The economist Jacques Attali’s polemical book Noise: The Political Economy of Music advances provocation along these lines: “work noise, noise of man, and noise of beast. Noise bought, sold or prohibited. Nothing essential happens in the absence of noise” (p.3).

References

  • Attali, Jacques. 1985. Noise: The Political Economy of Music. Minneapolis: University of Minnesota Press.
  • Shannon, Claude E. 1948. A mathematical theory of communication. The Bell System Technical Journal, (27)379-423, 623-656.

5 Comments

  1. Pier Daniel says:

    I’m a strong believer of the importance of multiple signals in “normal” and mediated speaking communication. In the first case both speakers communicate, not only via the meaning of the message, but also because they are giving additional information by modulating their voice tone, their body language and by interacting with each other. On a phone, on the other hand, one can’t convey additional feelings and information from a visual perspective; but nevertheless, many non-voluntary sound cues are given. Think for example when there is a cell phone communication.

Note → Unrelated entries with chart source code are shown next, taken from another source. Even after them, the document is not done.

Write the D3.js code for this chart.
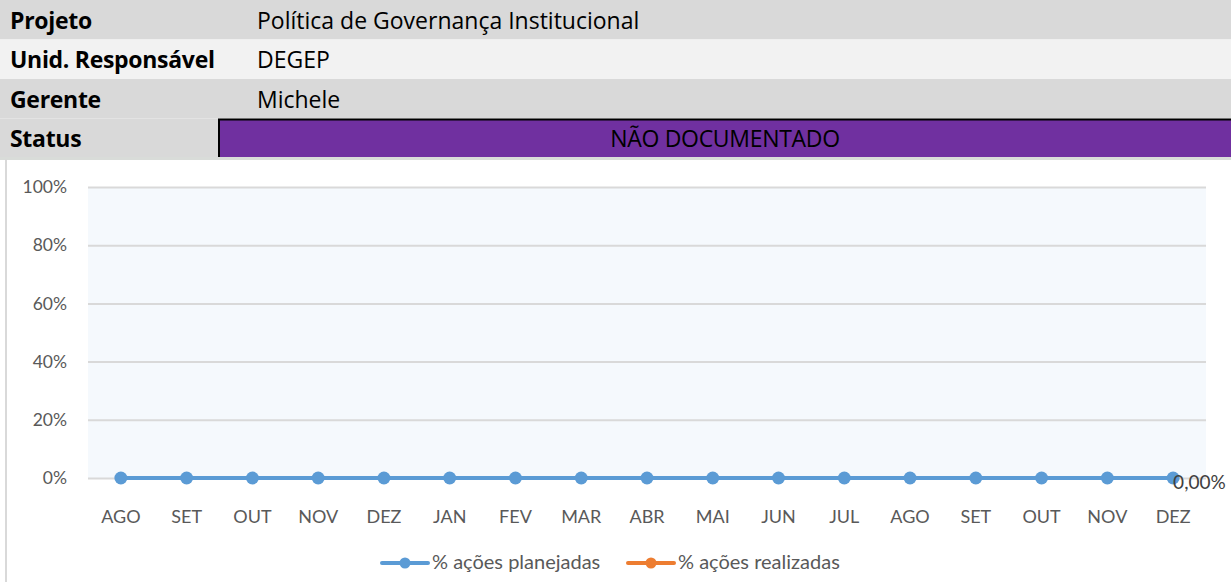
<!DOCTYPE html>
<html>
<head>
<meta charset="utf-8">
<script src="https://cdn.jsdelivr.net/npm/d3@7"></script>
<style>
  body { margin: 0; background: #fff; }
  svg { display: block; }
</style>
</head>
<body>
<div class="graphic"></div>
<script>
// header table
const headerLabels = ["Projeto", "Unid. Responsável", "Gerente", "Status"];
const headerValues = ["Política de Governança Institucional", "DEGEP", "Michele", "NÃO DOCUMENTADO"];

// chart data
const months = ["AGO", "SET", "OUT", "NOV", "DEZ", "JAN", "FEV", "MAR", "ABR", "MAI", "JUN", "JUL", "AGO", "SET", "OUT", "NOV", "DEZ"];
const planejadas = [0, 0, 0, 0, 0, 0, 0, 0, 0, 0, 0, 0, 0, 0, 0, 0, 0];
const realizadas = [];
const yTicks = [0, 0.2, 0.4, 0.6, 0.8, 1];
const seriesNames = ["% ações planejadas", "% ações realizadas"];
const seriesColors = ["#5b9bd5", "#ed7d31"];

const W = 1231, H = 582;
const font = "Lato, 'Open Sans', sans-serif";
const headFont = "'Open Sans', Lato, sans-serif";

const svg = d3.select(".graphic")
  .append("svg")
    .attr("width", W)
    .attr("height", H);

// ---- header rows ----
const rowY = d3.scaleBand()
  .domain(headerLabels)
  .range([0, 158]);

const rows = svg.selectAll("g.row")
  .data(headerLabels)
  .join("g")
    .attr("class", "row")
    .attr("transform", d => `translate(0,${rowY(d)})`);

rows.append("rect")
    .attr("width", W)
    .attr("height", rowY.bandwidth())
    .attr("fill", (d, i) => i === 1 ? "#f2f2f2" : "#d9d9d9");

rows.append("text")
    .text(d => d)
    .attr("x", 10)
    .attr("y", rowY.bandwidth() / 2 + 9)
    .attr("font-family", headFont)
    .attr("font-weight", "bold")
    .attr("font-size", 23)
    .attr("letter-spacing", -0.3)
    .attr("fill", "#000");

rows.filter((d, i) => i < 3)
  .append("text")
    .text((d, i) => headerValues[i])
    .attr("x", 257)
    .attr("y", rowY.bandwidth() / 2 + 9)
    .attr("font-family", headFont)
    .attr("font-size", 23)
    .attr("fill", "#000");

// status cell
const status = rows.filter((d, i) => i === 3);
status.append("rect")
    .attr("x", 219)
    .attr("y", 1)
    .attr("width", W - 219)
    .attr("height", rowY.bandwidth() - 2)
    .attr("fill", "#7030a0");
status.append("path")
    .attr("d", `M219,${rowY.bandwidth() - 1}V1H${W}`)
    .attr("fill", "none")
    .attr("stroke", "#000")
    .attr("stroke-width", 2);
status.append("text")
    .text(headerValues[3])
    .attr("x", 725)
    .attr("y", rowY.bandwidth() / 2 + 9)
    .attr("text-anchor", "middle")
    .attr("font-family", headFont)
    .attr("font-size", 23)
    .attr("letter-spacing", -0.3)
    .attr("fill", "#000");

// chart frame: grey strip on top and a left border
svg.append("rect")
    .attr("y", 157)
    .attr("width", W)
    .attr("height", 3)
    .attr("fill", "#d9dcd9");
svg.append("line")
    .attr("x1", 6).attr("x2", 6)
    .attr("y1", 159).attr("y2", H)
    .attr("stroke", "#d9d9d9")
    .attr("stroke-width", 2);

// ---- chart ----
const x = d3.scaleBand()
  .domain(d3.range(months.length))
  .range([88, 1206]);

const y = d3.scaleLinear()
  .domain([0, 1])
  .range([478, 187]);

svg.append("rect")
    .attr("x", 88)
    .attr("y", y(1))
    .attr("width", 1206 - 88)
    .attr("height", y(0) - y(1))
    .attr("fill", "#f5f9fd");

const yAxis = svg.append("g")
    .attr("transform", "translate(88,0)")
    .call(d3.axisLeft(y)
      .tickValues(yTicks)
      .tickSize(-(1206 - 88))
      .tickPadding(21)
      .tickFormat(d => Math.round(d * 100) + "%"));
yAxis.select(".domain").remove();
yAxis.selectAll(".tick line").attr("stroke", "#d9d9d9").attr("stroke-width", 2);
yAxis.selectAll(".tick text")
    .attr("font-family", font)
    .attr("font-size", 17.5)
    .attr("fill", "#595959");

const xAxis = svg.append("g")
    .attr("transform", `translate(0,${y(0)})`)
    .call(d3.axisBottom(x)
      .tickSize(0)
      .tickPadding(32)
      .tickFormat(i => months[i]));
xAxis.select(".domain").remove();
xAxis.selectAll(".tick text")
    .attr("font-family", font)
    .attr("font-size", 18)
    .attr("fill", "#595959");

const cx = i => x(i) + x.bandwidth() / 2;
const line = d3.line()
  .x((d, i) => cx(i))
  .y(d => y(d));

[planejadas, realizadas].forEach((series, s) => {
  svg.append("path")
      .datum(series)
      .attr("d", series.length ? line : null)
      .attr("fill", "none")
      .attr("stroke", seriesColors[s])
      .attr("stroke-width", 4);
  svg.selectAll(null)
    .data(series)
    .join("circle")
      .attr("cx", (d, i) => cx(i))
      .attr("cy", d => y(d))
      .attr("r", 6.5)
      .attr("fill", seriesColors[s]);
});

// data label on the last point
const last = planejadas.length - 1;
svg.append("text")
    .text(d3.format(".2f")(planejadas[last] * 100).replace(".", ",") + "%")
    .attr("x", cx(last))
    .attr("y", y(planejadas[last]) + 11)
    .attr("font-family", font)
    .attr("font-size", 19)
    .attr("fill", "#404040");

// ---- legend ----
const legendX = [382, 628];
const legend = svg.selectAll("g.legend")
  .data(seriesNames)
  .join("g")
    .attr("class", "legend")
    .attr("transform", (d, i) => `translate(${legendX[i]},563)`);
legend.append("line")
    .attr("x1", 0).attr("x2", 46)
    .attr("stroke", (d, i) => seriesColors[i])
    .attr("stroke-width", 4)
    .attr("stroke-linecap", "round");
legend.append("circle")
    .attr("cx", 23)
    .attr("r", 5.5)
    .attr("fill", (d, i) => seriesColors[i]);
legend.append("text")
    .text(d => d)
    .attr("x", 50)
    .attr("y", 6)
    .attr("font-family", font)
    .attr("font-size", 20)
    .attr("fill", "#595959");
</script>
</body>
</html>
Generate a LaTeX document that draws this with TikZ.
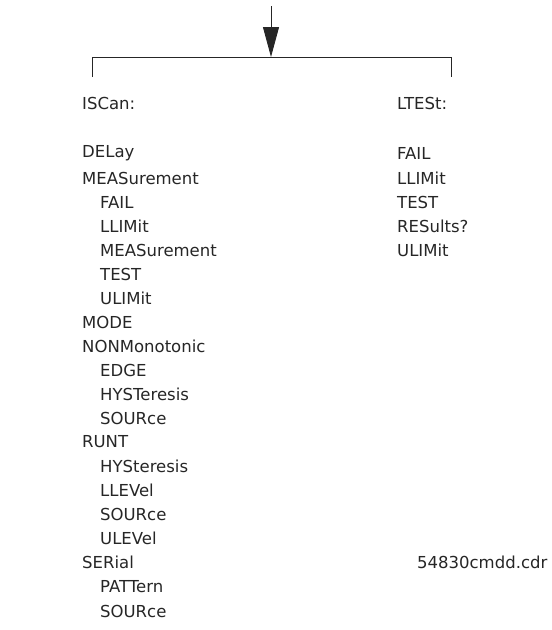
\documentclass[tikz,border=0pt]{standalone}
\usepackage{fontspec}
\setmainfont{DejaVu Sans}
\usetikzlibrary{arrows.meta}
\begin{document}
\begin{tikzpicture}[x=1pt,y=-1pt,
  item/.style={anchor=west,inner sep=0pt,font=\fontsize{16.5}{19}\selectfont,text=black!85},
  wire/.style={line width=0.9pt,black!85}]
\useasboundingbox (0,0) rectangle (552,630);
\coordinate (top) at (271,6);
\coordinate (mid) at (271,57);
\coordinate (l) at (92,57);
\coordinate (r) at (451,57);
\coordinate (lb) at (92,77);
\coordinate (rb) at (451,77);
\draw[wire,-{Triangle[length=30pt,width=16pt]}] (top) -- (mid);
\draw[wire] (lb) -- (l) -- (r) -- (rb);
\foreach \t/\x/\y [count=\i] in {ISCan:/82/103,DELay/82/153,MEASurement/82/178,FAIL/100/202,LLIMit/100/226,MEASurement/100/250,TEST/100/274,ULIMit/100/298,MODE/82/322,NONMonotonic/82/346,EDGE/100/370,HYSTeresis/100/394,SOURce/100/418,RUNT/82/442,HYSteresis/100/466,LLEVel/100/490,SOURce/100/514,ULEVel/100/538,SERial/82/562,PATTern/100/587,SOURce/100/611}
  \node[item] (a\i) at (\x,\y) {\t};
\foreach \t/\y [count=\i] in {LTESt:/103,FAIL/153,LLIMit/178,TEST/202,RESults?/226,ULIMit/250}
  \node[item] (b\i) at (397,\y) {\t};
\node[item,font=\fontsize{16.5}{19}\selectfont] (file) at (417,562) {54830cmdd.cdr};
\end{tikzpicture}
\end{document}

We can tell if the other speaker is moving, where he is, if he is relaxed or on a hurry, if he needs to tell a secret, if he wants to be vague etc.
    Also, in mediated communication one easily forgets about the fact that he is projecting himself, therefore giving us a lot of information unconsciously, because he is not seeing the body language and face feedback of the listener. Moreover he can’t be too sure about what the other speaker is hearing and really understanding. Anyhow, he is telling us more than just the meaning of words, even if he doesn’t want too. This also means that he can be more easily misunderstood and that it might be more difficult to say if he is being honest about what he is saying. On the other hand one can’t be sure if he fooled his listener when he is saying a lie. So, mediated communication makes speech more ambiguous, but also more endearing. This is why I think that we are often more interested in this voluntary and involuntary “noise” of a conversation rather than on the actual information the other speaker is giving us via the meaning of the words. In fact, our real human nature is always projected when we talk, but is hidden behind the meaning of words, which might seem more important. However we attribute the importance of word meanings to how much we can glimpse of the speaker’s emotions when he is talking about them. I guess that it is for this reason that randomness and noise are often related to human nature. In conclusion, it would be interesting to investigate how much we consciously know about how we project ourselves when we are on the phone or using other means of communication. Moreover, as listeners, do we perceive phone communication more “noisy”, as in more intriguing, than normal speech?

  2. Xi Ge says:

    If noise are signals, then it is there, with its hidden meaning, no matter whether there is some one trying to figure out its meaning. I think the idea here is to pay attention to things otherwise neglected. However, as long as we begin to dig meaning from the “noise”, can it still be regarded as noise? Donna Haraway uses “noise” parallel with “heat” as one of her modern and postmodern binary concepts. To her, both represent the inefficiencies within a productive process. In industrial ages, heat is the outcome of wasted input, while in informational productive process, noise representative the waste as “whatever isn’t signal”. I find Haraway’s view on noise more convincing to me. What I find tricky here is the rhetoric definition or boundary of “noise”. Sometimes when people try to theorize something, we may make appropriation unconsciously, ending up with signifying other or new concept.

  3. kimo says:

    A friend of mine used to show me a semi-finished painting by herself, and ask me “is it too noisy”? I guess it is one of the way how “noise” should have far more than one definition apart from its HZ properties. The idea that treating noise as a signal is fancy. The noise conveys information through different channel under different background, sometime the noise itself would be of none meaning when we remove its context. I think the definition from this signal angle highlights more on the functional rather than physical propitious of noise, which is why it is special and meaningful.